WASHINGTON — The U.S. Supreme Court Thursday upheld an Arizona law that allows the state to shut down businesses that hire illegal immigrants, a ruling arising from the fierce national debate on immigration policy.
The court's majority opinion written by Chief Justice John Roberts rejected arguments by business and civil rights groups and by the Obama administration that the Arizona law conflicted with federal immigration law and must be struck down.
The Supreme Court's decision upholding the employer sanctions law could spur other states and cities to adopt their own tough anti-immigration measures.
The 2007 law backed by the court is different from the strict Arizona law adopted last year and criticized by President Barack Obama that required the police to check the immigration status of anyone suspected of being in the country illegally.
A federal judge and then a U.S. appeals court put the newer law's most controversial provisions on hold. Arizona has vowed to appeal that ruling to the Supreme Court.

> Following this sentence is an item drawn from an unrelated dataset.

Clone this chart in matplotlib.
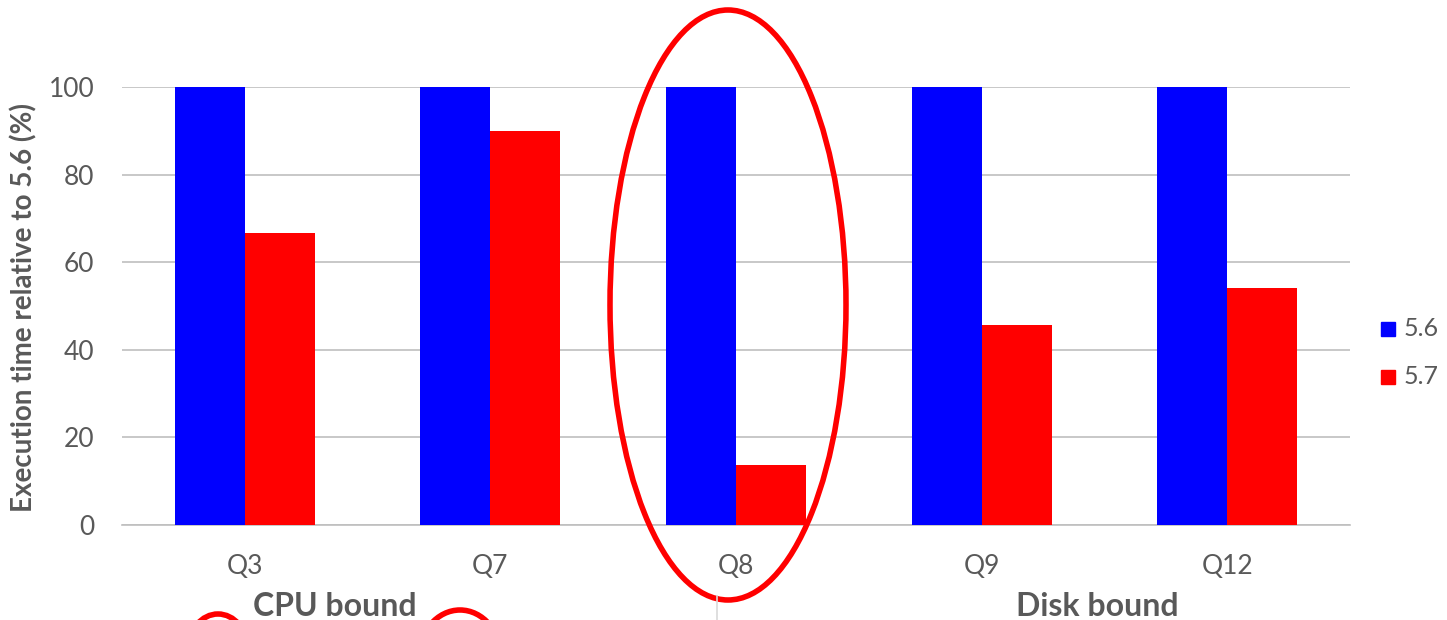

About 11 million illegal immigrants are believed to be in the United States. Immigration has become a major issue in states such as Arizona on the border with Mexico.
The Arizona law suspends or revokes licenses to do business in the state to penalize employers who knowingly hire illegal immigrants. It requires employers to use an electronic verification system to check the work-authorization status of employees through federal records.
The Legal Arizona Workers Act was adopted after a federal immigration overhaul law died in Congress in 2007. The Obama administration and Congress have been unable to agree on comprehensive immigration measures.
A U.S. appeals court upheld the Arizona business law, and by a 5-3 vote, the Supreme Court affirmed that ruling. "Arizona has taken the route least likely to cause tension with federal law," Roberts concluded in the 27-page opinion.
Liberal Justices Stephen Breyer, Ruth Bader Ginsburg and Sonia Sotomayor dissented and said they would hold that the Arizona law was pre-empted by federal law.
The Supreme Court case is Chamber of Commerce v. Whiting, No. 09-115.